# How do you solve log_4(3x-2)-log_4(4x+1)=2?

Jul 9, 2016

$x = - \frac{18}{61}$
This answer can be verified by substituting in the original equation

#### Explanation:

The first thing we need to do is to write 2 as a ${\log}_{4}$ term as well.
With logs, the terms must either be all as logs, or all as numbers, not a combination.

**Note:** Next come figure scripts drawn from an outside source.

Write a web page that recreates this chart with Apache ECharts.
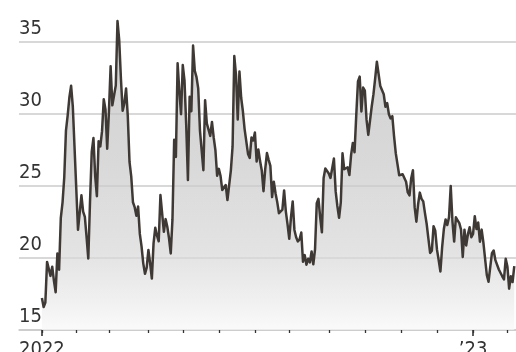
<!DOCTYPE html>
<html>
<head>
<meta charset="utf-8">
<script src="https://cdn.jsdelivr.net/npm/echarts@6/dist/echarts.min.js"></script>
<style>
  html, body { margin: 0; padding: 0; background: #ffffff; }
  #chart { width: 516px; height: 352px; }
</style>
</head>
<body>
<div id="chart"></div>
<script>
// Daily closing values, one array per calendar month (trading days only)
const dec21 = [17.22];
const jan22 = [16.60, 16.91, 19.73, 19.61, 18.76, 19.40, 18.41, 17.62, 20.31, 19.19,
               22.79, 23.85, 25.59, 28.85, 29.90, 31.16, 31.96, 30.49, 27.66, 24.83];
const feb22 = [21.96, 22.09, 24.35, 23.22, 22.86, 21.44, 19.96, 23.91, 27.36, 28.33,
               25.70, 24.29, 28.11, 27.75, 28.81, 31.02, 30.32, 27.59, 30.15];
const mar22 = [33.32, 30.60, 30.48, 31.98, 36.45, 35.13, 32.45, 30.23, 30.75, 31.77,
               29.83, 26.67, 25.67, 23.87, 23.53, 22.94, 23.57, 21.67, 20.81, 19.63,
               18.90, 19.33, 20.56];
const apr22 = [19.63, 18.57, 21.03, 22.10, 21.55, 21.16, 24.37, 24.26, 21.82, 22.70,
               22.17, 21.37, 20.32, 22.68, 28.21, 27.02, 33.52, 31.60, 29.99, 33.40];
const may22 = [32.34, 29.25, 25.42, 31.20, 30.19, 34.75, 32.99, 32.56, 31.77, 28.87,
               27.47, 26.10, 30.96, 29.35, 29.43, 28.48, 29.45, 28.37, 27.50, 25.72,
               26.19];
const jun22 = [25.69, 24.72, 24.79, 25.07, 24.02, 23.96, 26.09, 27.75, 34.02, 32.69,
               29.62, 32.95, 31.13, 30.19, 28.95, 29.05, 27.23, 26.95, 28.36, 28.16,
               28.71];
const jul22 = [26.70, 27.54, 26.73, 26.08, 24.64, 26.17, 27.29, 26.82, 26.40, 24.23,
               25.30, 24.50, 23.88, 23.11, 23.03, 23.36, 24.69, 23.24, 22.33, 21.33];
const aug22 = [22.84, 23.93, 21.95, 21.44, 21.15, 21.29, 21.77, 19.74, 20.20, 19.53,
               19.95, 19.69, 20.45, 19.56, 20.60, 23.80, 24.11, 22.82, 21.78, 25.56,
               26.21, 26.21, 25.87];
const sep22 = [25.56, 25.47, 26.91, 24.64, 23.61, 22.79, 23.87, 27.27, 26.16, 26.27,
               26.30, 25.76, 27.16, 27.99, 27.35, 29.92, 32.26, 32.60, 30.18, 31.84,
               31.62];
const oct22 = [29.59, 28.55, 28.55, 30.52, 31.36, 32.45, 33.63, 33.57, 31.94, 32.02,
               31.37, 30.50, 30.76, 29.98, 29.69, 29.85, 28.46, 27.28, 27.39, 25.75,
               25.88];
const nov22 = [25.81, 25.86, 25.30, 24.55, 24.35, 25.54, 26.09, 23.53, 22.52, 23.73,
               24.54, 24.11, 23.93, 23.12, 22.36, 21.35, 20.35, 20.50, 22.21, 21.89,
               20.58];
const dec22 = [19.84, 19.06, 20.75, 22.01, 22.68, 22.29, 22.83, 25.00, 22.55, 21.14,
               22.83, 22.62, 22.42, 21.97, 20.07, 21.97, 20.87, 21.65, 22.14, 21.44,
               21.67];
const jan23 = [22.90, 22.01, 22.46, 21.13, 21.97, 21.09, 21.09, 18.83, 18.35, 19.36,
               20.34, 20.52, 19.85, 19.81, 19.20, 19.08, 18.73, 18.51, 19.94, 19.40];
const feb23 = [17.87, 18.73, 18.33, 19.43];

const months = [dec21, jan22, feb22, mar22, apr22, may22, jun22, jul22, aug22,
                sep22, oct22, nov22, dec22, jan23, feb23];
// year label shown at the close of each December
const yearLabels = ['2022', '\u201923'];
const yTicks = [15, 20, 25, 30, 35];

// flatten into [tradingDayIndex, value] pairs and note month boundaries
const points = [];
const monthEnds = [];
const yearEnds = [];
months.forEach(function (m, k) {
  m.forEach(function (v) { points.push([points.length, v]); });
  if (k < months.length - 1) {
    monthEnds.push(points.length - 1);
    if (m === dec21 || m === dec22) yearEnds.push(points.length - 1);
  }
});

const FONT = '"Liberation Sans Narrow", "DejaVu Sans Condensed", sans-serif';
const xMin = -13.34;
const xMax = points.length;

const chart = echarts.init(document.getElementById('chart'), null, { renderer: 'canvas' });
chart.setOption({
  animation: false,
  backgroundColor: '#ffffff',
  grid: { left: 19, right: 0, top: -30, bottom: 22, containLabel: false, outerBoundsMode: 'none' },
  xAxis: [
    {
      type: 'value', min: xMin, max: xMax,
      axisLine: { show: true, lineStyle: { color: '#c9c9c9', width: 1.5 } },
      axisTick: { show: true, customValues: monthEnds, length: 3, lineStyle: { color: '#333', width: 1.3 } },
      axisLabel: { show: false },
      splitLine: { show: false }
    },
    {
      type: 'value', min: xMin, max: xMax, position: 'bottom',
      axisLine: { show: false },
      axisTick: { show: true, customValues: yearEnds, length: 6, lineStyle: { color: '#333', width: 1.6 } },
      axisLabel: {
        show: true, customValues: yearEnds, margin: 10,
        fontFamily: FONT, fontSize: 20, color: '#333',
        formatter: function (v) { return yearLabels[yearEnds.indexOf(v)] || ''; }
      },
      splitLine: { show: false }
    }
  ],
  yAxis: {
    type: 'value', min: 15, max: 40, interval: 5,
    axisLine: { show: false },
    axisTick: { show: false },
    axisLabel: {
      inside: true, margin: 0, align: 'left', verticalAlign: 'bottom',
      padding: [0, 0, 3, 0],
      fontFamily: FONT, fontSize: 20, color: '#333',
      formatter: function (v) { return yTicks.indexOf(v) >= 0 ? String(v) : ''; }
    },
    splitLine: { show: true, lineStyle: { color: '#cbcbcb', width: 1.5 } }
  },
  series: [{
    type: 'line',
    xAxisIndex: 0,
    data: points,
    showSymbol: false,
    symbol: 'none',
    lineStyle: { color: '#3f3935', width: 2.5, join: 'round' },
    areaStyle: {
      origin: 'start',
      color: new echarts.graphic.LinearGradient(0, 0, 0, 1, [
        { offset: 0, color: '#bdbdbd' },
        { offset: 0.45, color: '#c8c8c8' },
        { offset: 0.75, color: '#d7d7d7' },
        { offset: 0.9, color: '#e9e9e9' },
        { offset: 1, color: '#f8f8f8' }
      ])
    },
    z: 3
  }]
});
</script>
</body>
</html>
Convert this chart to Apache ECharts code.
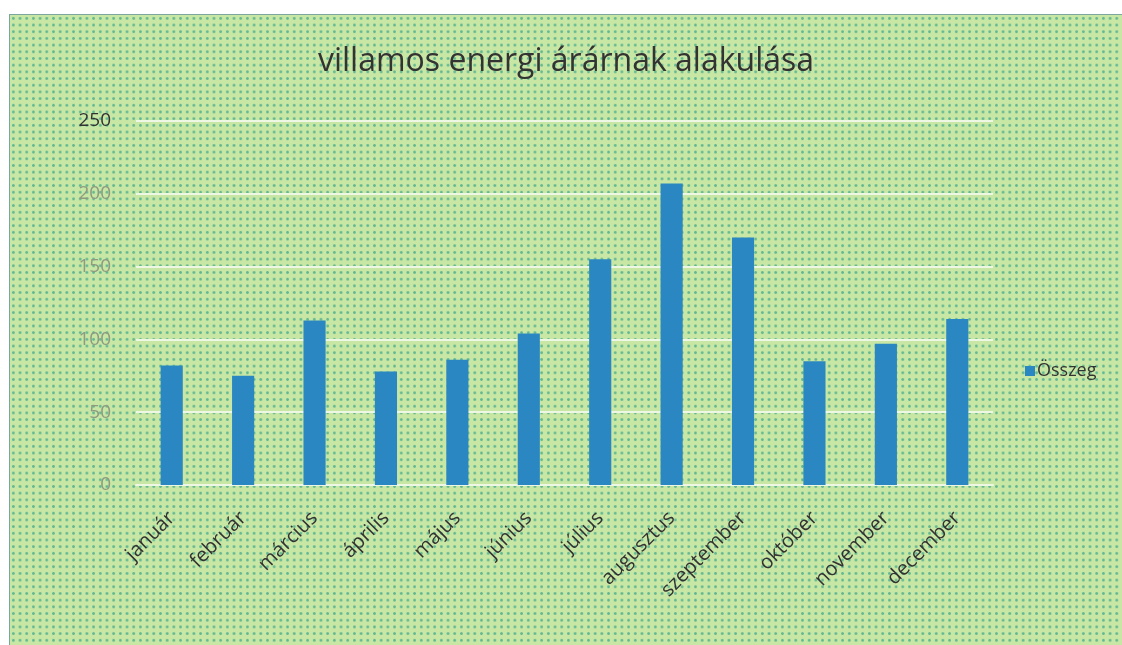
<!DOCTYPE html>
<html>
<head>
<meta charset="utf-8">
<script src="https://cdn.jsdelivr.net/npm/echarts@6/dist/echarts.min.js"></script>
<style>
  html, body { margin: 0; padding: 0; background: #fff; }
  #frame {
    position: absolute; left: 9px; top: 14px; width: 1112px; height: 630px;
    border: 1px solid #7aa6a0;
    background: radial-gradient(circle, #62b893 1.1px, transparent 1.6px) 0 0 / 6.7px 6.7px, #c9e7a4;
  }
  #chart { width: 1112px; height: 630px; }
</style>
</head>
<body>
<div id="frame"><div id="chart"></div></div>
<script>
// havi adatok
const months = ['január', 'február', 'március', 'április', 'május', 'június',
  'július', 'augusztus', 'szeptember', 'október', 'november', 'december'];
const osszeg = [82, 75, 113, 78, 86, 104, 155, 207, 170, 85, 97, 114];
const yTicks = [0, 50, 100, 150, 200, 250];

const font = "'Open Sans', 'Noto Sans', sans-serif";
let chart = echarts.init(document.getElementById('chart'));
chart.setOption({
  animation: false,
  title: {
    text: 'villamos energi árárnak alakulása',
    left: 'center',
    top: 26,
    textStyle: { fontFamily: font, fontSize: 32, fontWeight: 'normal', color: '#333' }
  },
  legend: {
    data: ['Összeg'],
    orient: 'vertical',
    left: 1010,
    top: 342,
    itemWidth: 10,
    itemHeight: 10,
    itemGap: 4,
    icon: 'rect',
    textStyle: { fontFamily: font, fontSize: 18, color: '#333', padding: [0, 0, 0, -3] }
  },
  grid: { left: 126, right: 129, top: 106, bottom: 160 },
  xAxis: {
    type: 'category',
    data: months,
    axisLine: { lineStyle: { color: '#eef6e4', width: 2 } },
    axisTick: { show: false },
    axisLabel: {
      rotate: 45,
      interval: 0,
      margin: 30,
      fontFamily: font,
      fontSize: 20,
      color: '#333'
    }
  },
  yAxis: {
    type: 'value',
    min: yTicks[0],
    max: yTicks[yTicks.length - 1],
    interval: 50,
    axisLine: { show: false },
    axisTick: { show: false },
    splitLine: { lineStyle: { color: '#eef6e4', width: 2 } },
    axisLabel: {
      margin: 25,
      fontFamily: font,
      fontSize: 19,
      formatter: function (v) { return v === 250 ? '{d|' + v + '}' : '{l|' + v + '}'; },
      rich: {
        d: { color: '#333', fontFamily: font, fontSize: 19 },
        l: { color: '#8f9a80', fontFamily: font, fontSize: 19 }
      }
    }
  },
  series: [{
    name: 'Összeg',
    type: 'bar',
    data: osszeg,
    barWidth: '31%',
    itemStyle: { color: '#2b87c2' }
  }]
});
</script>
</body>
</html>
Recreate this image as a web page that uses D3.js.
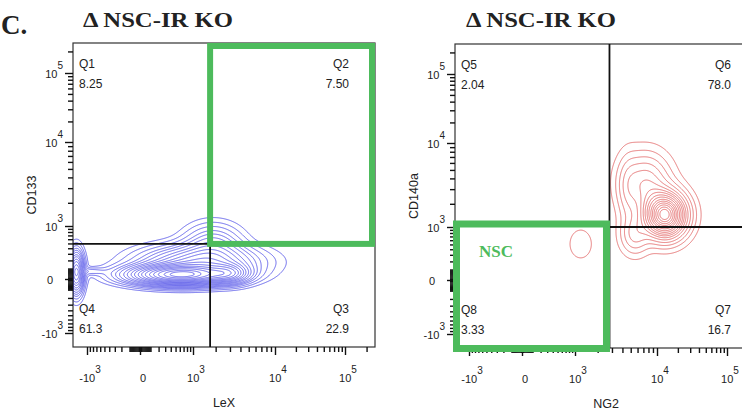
<!DOCTYPE html>
<html>
<head>
<meta charset="utf-8">
<script src="https://cdn.jsdelivr.net/npm/d3@7"></script>
<style>
  body { margin: 0; background: #fff; }
  svg { display: block; }
  text { font-family: "Liberation Sans", Arial, sans-serif; fill: #222; }
  .serif { font-family: "Liberation Serif", "Times New Roman", serif; font-weight: bold; }
</style>
</head>
<body>
<svg id="chart" width="742" height="414"></svg>
<script>
// axis ticks (biexponential display, same for every axis)
const majorTicks = [-1000, 0, 1000, 10000, 100000];
const minorTicks = [-900, -800, -700, -600, -500, -400, -300, -200, -100,
  -90, -80, -70, -60, -50, -40, -30, -20, -10,
  10, 20, 30, 40, 50, 60, 70, 80, 90,
  100, 200, 300, 400, 500, 600, 700, 800, 900,
  2000, 3000, 4000, 5000, 6000, 7000, 8000, 9000,
  20000, 30000, 40000, 50000, 60000, 70000, 80000, 90000, 200000];
const axisStops = [-1000, 0, 1000, 10000, 100000, 262144];

// panel 1: LeX vs CD133
const leftTitle = "Δ NSC-IR KO";
const leftXLabel = "LeX", leftYLabel = "CD133";
const leftGate = [1700, 490];            // LeX, CD133 thresholds
const leftQuadNames = ["Q1", "Q2", "Q3", "Q4"];
const leftQuadValues = ["8.25", "7.50", "22.9", "61.3"];
// density components of the blue population
const leftPopX  = [600, 1250, 1850, 3000, -1450, -900];
const leftPopY  = [35, 180, 470, 50, 60, 70];
const leftPopSX = [0.10, 0.116, 0.06, 0.04, 0.015, 0.033];
const leftPopSY = [0.02, 0.033, 0.043, 0.02, 0.042, 0.008];
const leftPopW  = [1, 0.35, 0.15, 0.3, 0.5, 0.06];
const leftLevels = [0.015, 0.03, 0.05, 0.075, 0.1, 0.13, 0.17, 0.21, 0.26, 0.31,
  0.37, 0.43, 0.5, 0.58, 0.66, 0.75, 0.85, 0.93];

// panel 2: NG2 vs CD140a
const rightTitle = "Δ NSC-IR KO";
const rightXLabel = "NG2", rightYLabel = "CD140a";
const rightGate = [2800, 1000];
const rightQuadNames = ["Q5", "Q6", "Q7", "Q8"];
const rightQuadValues = ["2.04", "78.0", "16.7", "3.33"];
const rightPopX  = [13000, 7400, 5600, 4650, 1200];
const rightPopY  = [1450, 3600, 740, 2900, 510];
const rightPopSX = [0.043, 0.05, 0.03, 0.023, 0.034];
const rightPopSY = [0.046, 0.059, 0.04, 0.072, 0.044];
const rightPopW  = [1, 0.25, 0.15, 0.08, 0.035];
const rightLevels = [0.02, 0.05, 0.09, 0.14, 0.2, 0.26, 0.32, 0.38, 0.45, 0.52,
  0.6, 0.67, 0.74, 0.81, 0.88, 0.94];

const W = 302, H = 304;
const green = "#4dbb5c";
const svg = d3.select("#chart");

function fmtBase(v) { return v === 0 ? "0" : (v < 0 ? "-10" : "10"); }
function fmtExp(v) { return v === 0 ? "" : String(Math.round(Math.log10(Math.abs(v)))); }

function drawPanel(ox, oy, p) {
  const X = d3.scaleSymlog().constant(292).domain(axisStops).range([14, 67, 120, 202, 272, 302]);
  const Y = d3.scaleSymlog().constant(292).domain(axisStops).range([H - 14, H - 68, H - 121, H - 205, H - 274, 0]);

  const g = svg.append("g").attr("transform", `translate(${ox},${oy})`);
  const clipId = "clip" + ox;
  g.append("clipPath").attr("id", clipId).append("rect").attr("width", W).attr("height", H);

  // density grid -> contours
  const vals = new Float64Array(W * H);
  const cx = p.popX.map(X), cy = p.popY.map(Y);
  for (let j = 0; j < H; j++) {
    for (let i = 0; i < W; i++) {
      let s = 0;
      for (let k = 0; k < cx.length; k++) {
        const dx = (i + 0.5 - cx[k]) / (p.popSX[k] * W);
        const dy = (j + 0.5 - cy[k]) / (p.popSY[k] * H);
        s += p.popW[k] * Math.exp(-0.5 * (dx * dx + dy * dy));
      }
      vals[j * W + i] = s;
    }
  }
  const mx = d3.max(vals);
  const contours = d3.contours().size([W, H]).thresholds(p.levels.map(l => l * mx))(vals);
  g.append("g").attr("clip-path", `url(#${clipId})`)
    .selectAll("path").data(contours).join("path")
    .attr("d", d3.geoPath())
    .attr("fill", "none")
    .attr("stroke", p.color)
    .attr("stroke-width", 0.8);

  // frame
  g.append("rect").attr("width", W).attr("height", H)
    .attr("fill", "none").attr("stroke", "#333").attr("stroke-width", 1.2);

  // axes
  const xb = g.append("g").attr("transform", `translate(0,${H})`);
  xb.append("g").call(d3.axisBottom(X).tickValues(minorTicks).tickSize(5).tickFormat(""));
  xb.append("g").call(d3.axisBottom(X).tickValues(majorTicks).tickSize(8).tickFormat(""));
  const yb = g.append("g");
  yb.append("g").call(d3.axisLeft(Y).tickValues(minorTicks).tickSize(5).tickFormat(""));
  yb.append("g").call(d3.axisLeft(Y).tickValues(majorTicks).tickSize(8).tickFormat(""));
  g.selectAll(".domain").remove();
  g.selectAll(".tick line").attr("stroke", "#111").attr("stroke-width", 1.4);

  // tick labels with superscripts
  majorTicks.forEach(v => {
    const t = g.append("text").attr("x", X(v) + 3).attr("y", H + 35)
      .attr("text-anchor", "middle").attr("font-size", 11).text(fmtBase(v));
    if (v !== 0) t.append("tspan").attr("dy", -9).attr("font-size", 10).text(fmtExp(v));
    const ty = g.append("text").attr("x", v === 0 ? -20 : -10).attr("y", Y(v) + 5)
      .attr("text-anchor", "end").attr("font-size", 11).text(fmtBase(v));
    if (v !== 0) ty.append("tspan").attr("dy", -9).attr("font-size", 10).text(fmtExp(v));
  });

  // axis titles
  g.append("text").attr("x", W / 2).attr("y", H + 60).attr("text-anchor", "middle")
    .attr("font-size", 12.5).text(p.xLabel);
  g.append("text").attr("transform", `translate(${-37},${H / 2}) rotate(-90)`)
    .attr("text-anchor", "middle").attr("font-size", 12.5).text(p.yLabel);

  // quadrant labels
  const qx = [6, W - 26, W - 26, 6], qa = ["start", "end", "end", "start"];
  const qy = [25, 25, H - 34, H - 34];
  p.quadNames.forEach((q, i) => {
    g.append("text").attr("x", qx[i]).attr("y", qy[i]).attr("text-anchor", qa[i])
      .attr("font-size", 12).attr("fill", "#333").text(q);
    g.append("text").attr("x", qx[i]).attr("y", qy[i] + 20).attr("text-anchor", qa[i])
      .attr("font-size", 12).attr("fill", "#333").text(p.quadValues[i]);
  });

  // title
  svg.append("text").attr("class", "serif").attr("x", ox + p.titleDx).attr("y", 27)
    .attr("font-size", 21).attr("textLength", 150).attr("lengthAdjust", "spacingAndGlyphs")
    .attr("fill", "#111").text(p.title);

  return { g, X, Y };
}

// panel 1
const a = drawPanel(73, 43, {
  popX: leftPopX, popY: leftPopY, popSX: leftPopSX, popSY: leftPopSY, popW: leftPopW,
  levels: leftLevels, color: "#4646e6", xLabel: leftXLabel, yLabel: leftYLabel,
  quadNames: leftQuadNames, quadValues: leftQuadValues, title: leftTitle, titleDx: 10
});
{
  const gx = a.X(leftGate[0]), gy = a.Y(leftGate[1]);
  a.g.append("line").attr("x1", gx).attr("x2", gx).attr("y1", gy).attr("y2", H)
    .attr("stroke", "#111").attr("stroke-width", 1.8);
  a.g.append("line").attr("x1", 0).attr("x2", gx).attr("y1", gy).attr("y2", gy)
    .attr("stroke", "#111").attr("stroke-width", 1.8);
  a.g.append("rect").attr("x", gx).attr("y", 3).attr("width", W - 3 - gx).attr("height", gy - 3)
    .attr("fill", "none").attr("stroke", green).attr("stroke-width", 6);
}

// panel 2
const b = drawPanel(455, 44, {
  popX: rightPopX, popY: rightPopY, popSX: rightPopSX, popSY: rightPopSY, popW: rightPopW,
  levels: rightLevels, color: "#e05a5a", xLabel: rightXLabel, yLabel: rightYLabel,
  quadNames: rightQuadNames, quadValues: rightQuadValues, title: rightTitle, titleDx: 11
});
{
  const gx = b.X(rightGate[0]), gy = b.Y(rightGate[1]);
  b.g.append("line").attr("x1", gx).attr("x2", gx).attr("y1", 0).attr("y2", H)
    .attr("stroke", "#111").attr("stroke-width", 1.8);
  b.g.append("line").attr("x1", gx).attr("x2", W).attr("y1", gy).attr("y2", gy)
    .attr("stroke", "#111").attr("stroke-width", 1.8);
  b.g.append("rect").attr("x", 1.5).attr("y", gy - 3).attr("width", gx - 4.5).attr("height", H - gy + 3.5)
    .attr("fill", "none").attr("stroke", green).attr("stroke-width", 7);
  b.g.append("text").attr("class", "serif").attr("x", 24).attr("y", gy + 30)
    .attr("font-size", 17).style("fill", green).text("NSC");
}

svg.append("text").attr("class", "serif").attr("x", 1).attr("y", 34)
  .attr("font-size", 27).attr("fill", "#111").text("C.");
</script>
</body>
</html>
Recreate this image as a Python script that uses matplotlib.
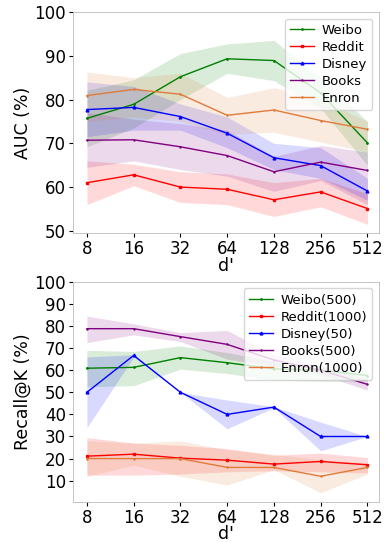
import matplotlib
matplotlib.use("Agg")
import matplotlib.pyplot as plt
import numpy as np

dims = ["8", "16", "32", "64", "128", "256", "512"]

# AUC (%) - top panel
auc_names = ["Weibo", "Reddit", "Disney", "Books", "Enron"]
auc_weibo = [75.7, 78.9, 85.2, 89.3, 88.9, 81.5, 70.1]
auc_weibo_lo = [69.2, 73.5, 80.0, 86.0, 84.3, 78.0, 65.0]
auc_weibo_hi = [82.1, 84.5, 90.5, 92.7, 93.5, 85.0, 75.0]
auc_reddit = [61.0, 62.8, 60.0, 59.5, 57.1, 58.9, 55.1]
auc_reddit_lo = [56.0, 60.3, 56.5, 56.0, 53.3, 55.5, 51.5]
auc_reddit_hi = [66.0, 65.2, 63.5, 63.0, 61.0, 62.0, 58.5]
auc_disney = [77.7, 78.2, 76.1, 72.3, 66.7, 64.9, 59.1]
auc_disney_lo = [71.5, 73.0, 73.0, 69.0, 64.0, 62.0, 57.0]
auc_disney_hi = [84.0, 83.0, 79.0, 76.0, 70.0, 69.0, 62.0]
auc_books = [70.7, 70.8, 69.2, 67.2, 63.5, 65.7, 63.8]
auc_books_lo = [64.5, 66.0, 64.0, 62.5, 59.0, 61.5, 56.0]
auc_books_hi = [77.0, 75.5, 74.5, 73.0, 67.0, 69.5, 68.0]
auc_enron = [80.9, 82.3, 81.2, 76.4, 77.6, 75.2, 73.2]
auc_enron_lo = [75.0, 76.0, 75.0, 72.0, 72.5, 70.3, 68.0]
auc_enron_hi = [86.3, 85.0, 86.0, 80.5, 82.7, 80.0, 75.0]

# Recall@K (%) - bottom panel
rec_names = ["Weibo(500)", "Reddit(1000)", "Disney(50)", "Books(500)", "Enron(1000)"]
rec_weibo = [60.9, 61.3, 65.7, 63.4, 60.6, 60.0, 57.6]
rec_weibo_lo = [52.5, 53.0, 60.5, 58.5, 55.5, 55.0, 55.0]
rec_weibo_hi = [69.0, 68.5, 71.0, 68.0, 64.0, 62.0, 60.0]
rec_reddit = [21.1, 22.0, 20.2, 19.3, 17.5, 18.7, 17.2]
rec_reddit_lo = [12.5, 12.5, 13.0, 14.0, 14.5, 14.0, 13.5]
rec_reddit_hi = [29.5, 27.0, 26.0, 24.5, 21.5, 22.5, 20.5]
rec_disney = [50.0, 66.7, 50.0, 40.0, 43.3, 30.0, 30.0]
rec_disney_lo = [34.0, 66.0, 50.0, 33.5, 43.0, 23.5, 30.0]
rec_disney_hi = [66.0, 67.0, 50.0, 46.5, 43.5, 36.5, 30.0]
rec_books = [78.8, 78.8, 75.2, 71.7, 64.6, 60.0, 53.6]
rec_books_lo = [72.5, 76.0, 73.0, 65.0, 62.0, 58.0, 51.0]
rec_books_hi = [84.5, 81.0, 77.0, 78.0, 67.0, 62.0, 56.0]
rec_enron = [20.0, 20.0, 20.0, 16.0, 16.0, 12.0, 16.0]
rec_enron_lo = [12.0, 17.0, 12.0, 8.0, 15.0, 4.5, 13.0]
rec_enron_hi = [28.0, 27.0, 28.0, 24.0, 22.0, 19.5, 18.0]

colors = ["green", "red", "blue", "purple", "#e07b39"]
markers = [".", "s", "^", "+", "1"]

fig = plt.figure(figsize=(3.92, 5.42), dpi=100)
ax1 = fig.add_axes([0.186, 0.570, 0.781, 0.408])
ax2 = fig.add_axes([0.186, 0.074, 0.781, 0.406])

x = np.arange(len(dims))

auc_series = [(auc_weibo, auc_weibo_lo, auc_weibo_hi), (auc_reddit, auc_reddit_lo, auc_reddit_hi),
              (auc_disney, auc_disney_lo, auc_disney_hi), (auc_books, auc_books_lo, auc_books_hi),
              (auc_enron, auc_enron_lo, auc_enron_hi)]
rec_series = [(rec_weibo, rec_weibo_lo, rec_weibo_hi), (rec_reddit, rec_reddit_lo, rec_reddit_hi),
              (rec_disney, rec_disney_lo, rec_disney_hi), (rec_books, rec_books_lo, rec_books_hi),
              (rec_enron, rec_enron_lo, rec_enron_hi)]

def draw(ax, series, names, ylabel, ylim, yticks):
    for (m, lo, hi), name, c, mk in zip(series, names, colors, markers):
        ax.plot(x, m, color=c, marker=mk, markersize=2, linewidth=1.0, label=name)
        ax.fill_between(x, lo, hi, color=c, alpha=0.15, linewidth=0)
    ax.set_xticks(x)
    ax.set_xticklabels(dims)
    ax.set_xlim(-0.3, 6.25)
    ax.set_ylim(*ylim)
    ax.set_yticks(yticks)
    ax.tick_params(labelsize=12, length=3, width=0.8, pad=2)
    ax.set_xlabel("d'", fontsize=12.5, labelpad=-1)
    ax.set_ylabel(ylabel, fontsize=12.5, labelpad=2)
    for s in ax.spines.values():
        s.set_linewidth(0.6)
        s.set_color("#bbbbbb")
    ax.legend(loc="upper right", fontsize=9.5, handlelength=1.8, borderpad=0.4,
              labelspacing=0.3, handletextpad=0.6, framealpha=0.8)

draw(ax1, auc_series, auc_names, "AUC (%)", (49.5, 100), [50, 60, 70, 80, 90, 100])
draw(ax2, rec_series, rec_names, "Recall@K (%)", (0.4, 100), [10, 20, 30, 40, 50, 60, 70, 80, 90, 100])

fig.savefig("out.png", dpi=100)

$2 = {\log}_{4} 16 , \text{ because } {4}^{2} = 16$

${\log}_{4} \left(3 x - 2\right) - {\log}_{4} \left(4 x + 1\right) = {\log}_{4} 16$

If we are subtracting the logs, we must have been dividing the numbers. It is possible to condense two log terms into one using the log laws. $\log A - \log B = \log \left(\frac{A}{B}\right)$

${\log}_{4} \left(\frac{3 x - 2}{4 x + 1}\right) = {\log}_{4} 16$

Now because there is one term on each side, the terms which we are finding logs of, must be equal to each other. Drop the logs.

$\frac{3 x - 2}{4 x + 1} = 16 \text{ solve as usual}$

$16 \left(4 x + 1\right) = 3 x - 2$

$64 x + 16 = 3 x - 2$

$61 x = - 18$

$x = - \frac{18}{61}$